Before Grand Theft Auto IV was released in April of 2008, Rockstar built up an unbelievable amount of anticipation in the gaming community by releasing scarce details and no gameplay trailers. I, myself, was drawn into the massive hype and was thrilled when I saw the amount of glowing reviews and perfect scores the games was receiving.
In fact, when I first played it in 2008, I was among the camp who thought the game was nothing short of a perfect score. Looking back now, it’s obvious to me that the incredible hype for the game was the driving force behind its over 50 perfect score reviews. Playing through GTA IV and its two add-ons, I can honestly say that the game is anything but perfect.
I’m not trying to be a GTA hater because I truly love many aspects of the game, but I’m surprised that so many reviewers overlooked the fact that one of the game’s key mechanics was utter garbage.

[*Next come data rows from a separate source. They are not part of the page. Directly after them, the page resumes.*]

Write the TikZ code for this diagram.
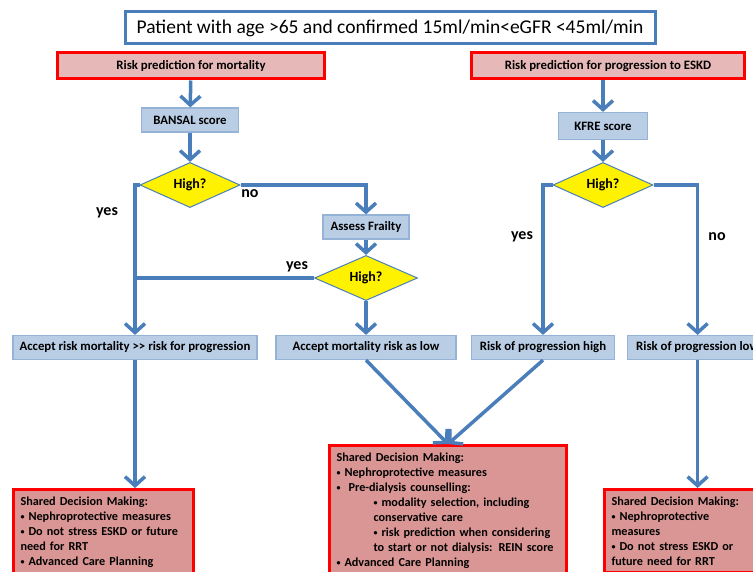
\documentclass[tikz,border=0pt]{standalone}
\usepackage{fontspec}
\setmainfont{Carlito}
\usetikzlibrary{shapes.geometric,arrows.meta}
\definecolor{flowblue}{HTML}{4A7EBB}
\definecolor{boxblue}{HTML}{B9CDE5}
\definecolor{boxline}{HTML}{95B3D7}
\definecolor{riskpink}{HTML}{E6B9B8}
\definecolor{sdmpink}{HTML}{D99694}
\newcommand\sdmdot{{\fontsize{8}{8}\selectfont\raisebox{0.5pt}{•}}}
\tikzset{
  every node/.style={font=\bfseries\fontsize{12.8}{15}\selectfont},
  titlebox/.style={draw=flowblue, line width=3, fill=white, minimum width=530, minimum height=32,
    font=\fontsize{19.5}{22}\selectfont},
  riskbox/.style={draw=red, line width=3, fill=riskpink, minimum height=26},
  scorebox/.style={draw=boxline, line width=1.2, fill=boxblue, minimum height=24, inner sep=5},
  decision/.style={diamond, draw=flowblue, line width=1, fill=yellow, minimum width=100,
    minimum height=36, inner sep=0, font=\bfseries\fontsize{14}{16}\selectfont},
  sdmbox/.style={draw=red, line width=3, fill=sdmpink, anchor=north west, align=left, inner sep=7,
    font=\bfseries\fontsize{12.2}{15}\selectfont},
  lbl/.style={font=\bfseries\fontsize{16}{18}\selectfont},
  flow/.style={flowblue, line width=3.5, -{Straight Barb[length=9,width=20,line width=3.5]}},
  link/.style={flowblue, line width=3.5},
}
\begin{document}
\begin{tikzpicture}[x=1pt, y=-1pt]
  \useasboundingbox (0,0) rectangle (753,572);
  \clip (0,0) rectangle (753,572);
  \node[titlebox] (title) at (390,28) {Patient with age >65 and confirmed 15ml/min<eGFR <45ml/min};
  \node[riskbox, minimum width=267] (riskmort) at (191,66) {Risk prediction for mortality};
  \node[riskbox, minimum width=273] (riskprog) at (608,66) {Risk prediction for progression to ESKD};
  \node[scorebox, minimum width=97] (bansal) at (190,120) {BANSAL score};
  \node[scorebox, minimum width=89, minimum height=27] (kfre) at (603,126) {KFRE score};
  \node[decision] (highmort) at (190,185) {High?};
  \node[scorebox, minimum width=86] (frailty) at (366,227) {Assess Frailty};
  \node[decision, minimum width=103, minimum height=31] (highfrail) at (366,278) {High?};
  \node[decision] (highprog) at (603,185) {High?};
  \node[scorebox, minimum width=244] (acceptmort) at (135,347.5) {Accept risk mortality {>}{>} risk for progression};
  \node[scorebox, minimum width=180] (acceptlow) at (366,347.5) {Accept mortality risk as low};
  \node[scorebox, minimum width=143] (proghigh) at (543,347.5) {Risk of progression high};
  \node[scorebox, minimum width=140, anchor=west] (proglow) at (627,347.5) {Risk of progression low};
  \node[sdmbox, text width=166] (sdmleft) at (12,488) {Shared Decision Making:\\
    \sdmdot\ Nephroprotective measures\\
    \sdmdot\ Do not stress ESKD or future\\
    need for RRT\\
    \sdmdot\ Advanced Care Planning};
  \node[sdmbox, text width=223] (sdmmid) at (328,444) {Shared Decision Making:\\
    \sdmdot\ Nephroprotective measures\\
    \sdmdot\ \ Pre-dialysis counselling:\\
    \hspace*{37pt}\sdmdot\ modality selection, including\\
    \hspace*{37pt}conservative care\\
    \hspace*{37pt}\sdmdot\ risk prediction when considering\\
    \hspace*{37pt}to start or not dialysis: REIN score\\
    \sdmdot\ Advanced Care Planning};
  \node[sdmbox, text width=160] (sdmright) at (603,488) {Shared Decision Making:\\
    \sdmdot\ Nephroprotective\\
    measures\\
    \sdmdot\ Do not stress ESKD or\\
    future need for RRT};
  \node[lbl] (yesmort) at (107,213) {yes};
  \node[lbl] (nomort) at (250,194) {no};
  \node[lbl] (yesfrail) at (297,267) {yes};
  \node[lbl] (yesprog) at (522,237) {yes};
  \node[lbl] (noprog) at (717,237) {no};
  \begin{scope}
    \draw[flow] (riskmort) -- (bansal);
    \draw[flow] (bansal) -- (highmort);
    \draw[flow] (highmort.west) -| (acceptmort);
    \draw[flow] (highmort.east) -| (frailty);
    \draw[flow] (frailty) -- (highfrail);
    \draw[link] (highfrail.west) -- (highfrail.west -| acceptmort);
    \draw[flow] (highfrail) -- (acceptlow);
    \draw[flow] (riskprog.south -| kfre) -- (kfre);
    \draw[flow] (kfre) -- (highprog);
    \draw[flow] (highprog.west) -| (proghigh);
    \draw[flow] (highprog.east) -| (proglow);
    \draw[flow] (acceptmort.south) -- (acceptmort.south |- sdmleft.north);
    \draw[flow] (acceptlow.south) -- (sdmmid.north);
    \draw[flow] (proghigh.south) -- (sdmmid.north);
    \draw[flow] (proglow.south) -- (proglow.south |- sdmright.north);
  \end{scope}
\end{tikzpicture}
\end{document}
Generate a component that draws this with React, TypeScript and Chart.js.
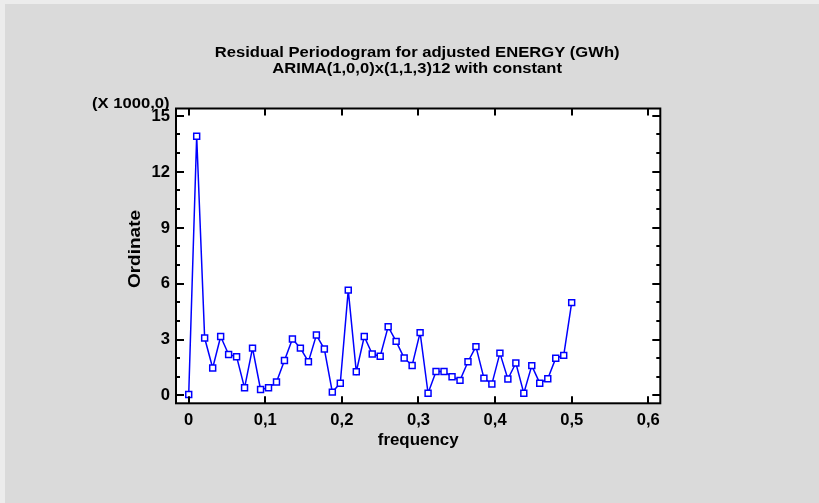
import { useEffect, useRef } from "react";
import { Chart, registerables } from "chart.js";

Chart.register(...registerables);

const titleLines = [
  "Residual Periodogram for adjusted ENERGY (GWh)",
  "ARIMA(1,0,0)x(1,1,3)12 with constant",
];
const yScaleNote = "(X 1000,0)";
const xAxisTitle = "frequency";
const yAxisTitle = "Ordinate";

const frequencies = [
  0, 0.0104, 0.0208, 0.0313, 0.0417, 0.0521, 0.0625, 0.0729, 0.0833, 0.0938,
  0.1042, 0.1146, 0.125, 0.1354, 0.1458, 0.1563, 0.1667, 0.1771, 0.1875, 0.1979,
  0.2083, 0.2188, 0.2292, 0.2396, 0.25, 0.2604, 0.2708, 0.2813, 0.2917, 0.3021,
  0.3125, 0.3229, 0.3333, 0.3438, 0.3542, 0.3646, 0.375, 0.3854, 0.3958, 0.4063,
  0.4167, 0.4271, 0.4375, 0.4479, 0.4583, 0.4688, 0.4792, 0.4896, 0.5,
];

// ordinate values in thousands
const ordinate = [
  0.05, 13.9, 3.08, 1.47, 3.16, 2.2, 2.08, 0.41, 2.54, 0.32,
  0.41, 0.72, 1.88, 3.03, 2.54, 1.81, 3.24, 2.49, 0.18, 0.66,
  5.65, 1.27, 3.16, 2.22, 2.1, 3.69, 2.9, 2.01, 1.61, 3.37,
  0.12, 1.29, 1.29, 1.0, 0.81, 1.81, 2.62, 0.93, 0.61, 2.27,
  0.88, 1.74, 0.12, 1.6, 0.66, 0.9, 2.0, 2.15, 4.98,
];

const xTicks = [0, 0.1, 0.2, 0.3, 0.4, 0.5, 0.6];
const xTickLabels = ["0", "0,1", "0,2", "0,3", "0,4", "0,5", "0,6"];
const yTicks = [0, 3, 6, 9, 12, 15];
const yTickLabels = ["0", "3", "6", "9", "12", "15"];
const yMinorTicks = [1, 2, 4, 5, 7, 8, 10, 11, 13, 14];

const FONT = '"Liberation Sans", Arial, Helvetica, sans-serif';

function drawText(
  ctx: CanvasRenderingContext2D,
  s: string,
  x: number,
  y: number,
  size: number,
  equiv: number,
  align: CanvasTextAlign,
  baseline: CanvasTextBaseline,
  rot = 0
) {
  ctx.save();
  ctx.font = `bold ${size}px ${FONT}`;
  ctx.fillStyle = "#000";
  ctx.textAlign = align;
  ctx.textBaseline = baseline;
  ctx.translate(x, y);
  if (rot) ctx.rotate(rot);
  ctx.scale(equiv / size, 1);
  ctx.fillText(s, 0, 0);
  ctx.restore();
}

const decorPlugin = {
  id: "decor",
  beforeDraw(chart: any) {
    const { ctx, width, height, chartArea: a } = chart;
    ctx.save();
    ctx.fillStyle = "#ececec";
    ctx.fillRect(0, 0, width, height);
    ctx.fillStyle = "#dadada";
    ctx.fillRect(5, 4, width - 5, height - 4);
    ctx.fillStyle = "#ffffff";
    ctx.fillRect(a.left, a.top, a.right - a.left, a.bottom - a.top);
    ctx.restore();
  },
  afterDraw(chart: any) {
    const { ctx, chartArea: a } = chart;
    const xs = chart.scales.x;
    const ys = chart.scales.y;
    ctx.save();
    ctx.strokeStyle = "#000";
    ctx.lineWidth = 2;
    ctx.strokeRect(a.left, a.top, a.right - a.left, a.bottom - a.top);
    ctx.beginPath();
    for (const v of yTicks) {
      const py = Math.round(ys.getPixelForValue(v));
      ctx.moveTo(a.left, py);
      ctx.lineTo(a.left + 8, py);
      ctx.moveTo(a.right, py);
      ctx.lineTo(a.right - 8, py);
    }
    for (const v of yMinorTicks) {
      const py = Math.round(ys.getPixelForValue(v));
      ctx.moveTo(a.left, py);
      ctx.lineTo(a.left + 4, py);
      ctx.moveTo(a.right, py);
      ctx.lineTo(a.right - 4, py);
    }
    for (const v of xTicks) {
      const px = Math.round(xs.getPixelForValue(v));
      ctx.moveTo(px, a.bottom);
      ctx.lineTo(px, a.bottom - 7);
      ctx.moveTo(px, a.top);
      ctx.lineTo(px, a.top + 7);
    }
    ctx.stroke();
    ctx.restore();

    const cx = (a.left + a.right) / 2;
    drawText(ctx, titleLines[0], cx - 1, 57, 14.5, 16.6, "center", "alphabetic");
    drawText(ctx, titleLines[1], cx - 1, 73, 14.5, 16.6, "center", "alphabetic");
    drawText(ctx, yScaleNote, 169.5, 103.5, 15, 16.6, "right", "middle");

    yTicks.forEach((v, i) => {
      drawText(ctx, yTickLabels[i], 170, ys.getPixelForValue(v) + 0.5, 16, 16.6, "right", "middle");
    });
    xTicks.forEach((v, i) => {
      drawText(ctx, xTickLabels[i], xs.getPixelForValue(v), 421, 16, 16.6, "center", "middle");
    });
    drawText(ctx, xAxisTitle, cx, 445, 16, 16.9, "center", "alphabetic");
    drawText(ctx, yAxisTitle, 140, 249, 17, 19, "center", "alphabetic", -Math.PI / 2);
  },
};

export default function App() {
  const ref = useRef<HTMLCanvasElement | null>(null);
  useEffect(() => {
    document.body.style.margin = "0";
    const canvas = ref.current;
    if (!canvas) return;
    const chart = new Chart(canvas, {
      type: "line",
      data: {
        datasets: [
          {
            data: frequencies.map((f, i) => ({ x: f, y: ordinate[i] })),
            borderColor: "#0000ff",
            borderWidth: 1.5,
            pointStyle: "rect",
            pointRadius: 4.2,
            pointBorderWidth: 1.5,
            pointBorderColor: "#0000ff",
            pointBackgroundColor: "#ffffff",
            tension: 0,
            fill: false,
          },
        ],
      },
      options: {
        responsive: false,
        animation: false,
        devicePixelRatio: 1,
        layout: { padding: { left: 176, top: 108.5, right: 158.7, bottom: 99.7 } },
        plugins: { legend: { display: false }, tooltip: { enabled: false }, title: { display: false } },
        scales: {
          x: { type: "linear", display: false, min: -0.0166, max: 0.6157 },
          y: { type: "linear", display: false, min: -0.42, max: 15.39 },
        },
      },
      plugins: [decorPlugin],
    });
    return () => chart.destroy();
  }, []);
  return (
    <div style={{ width: 819, height: 503 }}>
      <canvas ref={ref} width={819} height={503} style={{ display: "block" }} />
    </div>
  );
}
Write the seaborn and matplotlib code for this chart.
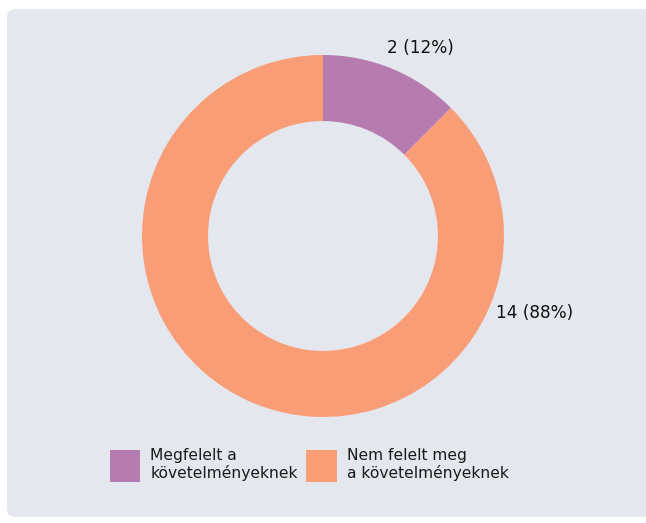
import matplotlib.pyplot as plt
import seaborn as sns
from matplotlib.patches import FancyBboxPatch, Patch

# data
categories = ["Megfelelt a\nkövetelményeknek", "Nem felelt meg\na követelményeknek"]
counts = [2, 14]
colors = ["#b77caf", "#f99d77"]

sns.set_theme(style="white")
plt.rcParams["font.family"] = ["DejaVu Sans"]

W, H = 646, 523
fig = plt.figure(figsize=(W / 100, H / 100), dpi=100)
fig.patch.set_facecolor("white")

# rounded grey panel, behind everything
panel = FancyBboxPatch((7 / W, 6 / H), 1.2, (H - 15) / H,
                       boxstyle="round,pad=0,rounding_size=0.015",
                       transform=fig.transFigure, facecolor="#e5e7ef",
                       edgecolor="none", zorder=-10)
fig.patches.append(panel)

# donut axes
cx, cy, r = 323, 236, 181
ax = fig.add_axes([(cx - r) / W, (H - cy - r) / H, 2 * r / W, 2 * r / H])
ax.set_facecolor("none")
ax.set_zorder(5)
ax.pie(counts, colors=colors, startangle=90, counterclock=False,
       radius=1, wedgeprops=dict(width=0.365, edgecolor="none"))
ax.set_xlim(-1, 1)
ax.set_ylim(-1, 1)
ax.set_aspect("equal")
ax.axis("off")

total = sum(counts)
labels = [f"{c} ({round(100 * c / total)}%)" for c in counts]
label_pos = [(0.536, 1.04), (1.17, -0.425)]
for txt, (x, y) in zip(labels, label_pos):
    ax.text(x, y, txt, ha="center", va="center", fontsize=12.2,
            color="#111111", clip_on=False)

handles = [Patch(facecolor=c, edgecolor="none") for c in colors]
leg = fig.legend(handles, categories, loc="center left",
                 bbox_to_anchor=(102 / W, 1 - 465 / H), ncol=2, frameon=False,
                 fontsize=11.2, handlelength=1.95, handleheight=2.85,
                 handletextpad=0.65, columnspacing=0.55, borderpad=0,
                 labelcolor="#1a1a1a")
leg.set_zorder(5)

fig.savefig("out.png", dpi=100)
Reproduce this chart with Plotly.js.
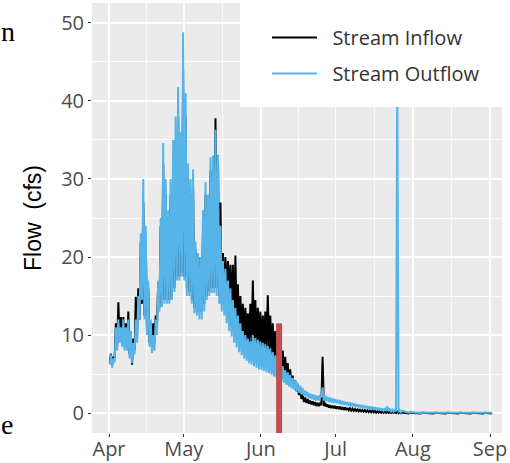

Almost every aspect of the game is great, except for the combat and on-foot controls.
All of Niko’s moves look and feel like they’re being done in an invisible jar of peanut butter. For a game where gunplay is so prevalent, you would think Rockstar would spend plenty of time refining and polishing the subpar combat in the previous GTA games. In the end, it’s only a minor improvement from their past work, and that’s not saying much.
The lock-on mechanic works well from time to time, but it slows Niko’s movement. Oftentimes, though, enemies will be behind cover and switching targets can be quite unresponsive, which is annoying when every bullet absorbed takes out a significant chunk of health and first aid kits are few and far between. Sadly, the free-aim isn’t much better due to its sluggishness and lack of precision.
Rockstar also implemented a cover system for the first time in GTA history, but unfortunately, it’s completely useless. Upon pressing the right bumper, Niko clumsily sticks to the nearest surface, but all of his movements feel stiff and slow. You can’t quickly pop out to shoot; Niko slowly peels his back from the wall, exposing his meaty parts to gun-wielding drug dealers and gang members for much longer than a normal person would want.
The first Mass Effect had similar combat issues, with its peculiar aiming reticules, inaccurate weapons, and clunky cover mechanic. However, in a little over two years, BioWare was able to transform the series from an RPG dice-roll shooter to a kick-ass third person shooter with a slick, simple cover system. While GTA IV is a definite improvement on GTA III’s combat, it still doesn’t feel like they have fully taken advantage of the nine years in between.
I’m not trying to be a dick, but when you’re talking about a studio as talented as Rockstar it’s hard to find major flaws in their work. GTA IV has so many amazing features, such as its top-notch story, well-delivered dialogue, and beautiful cityscape, but is it perfect? Not quite.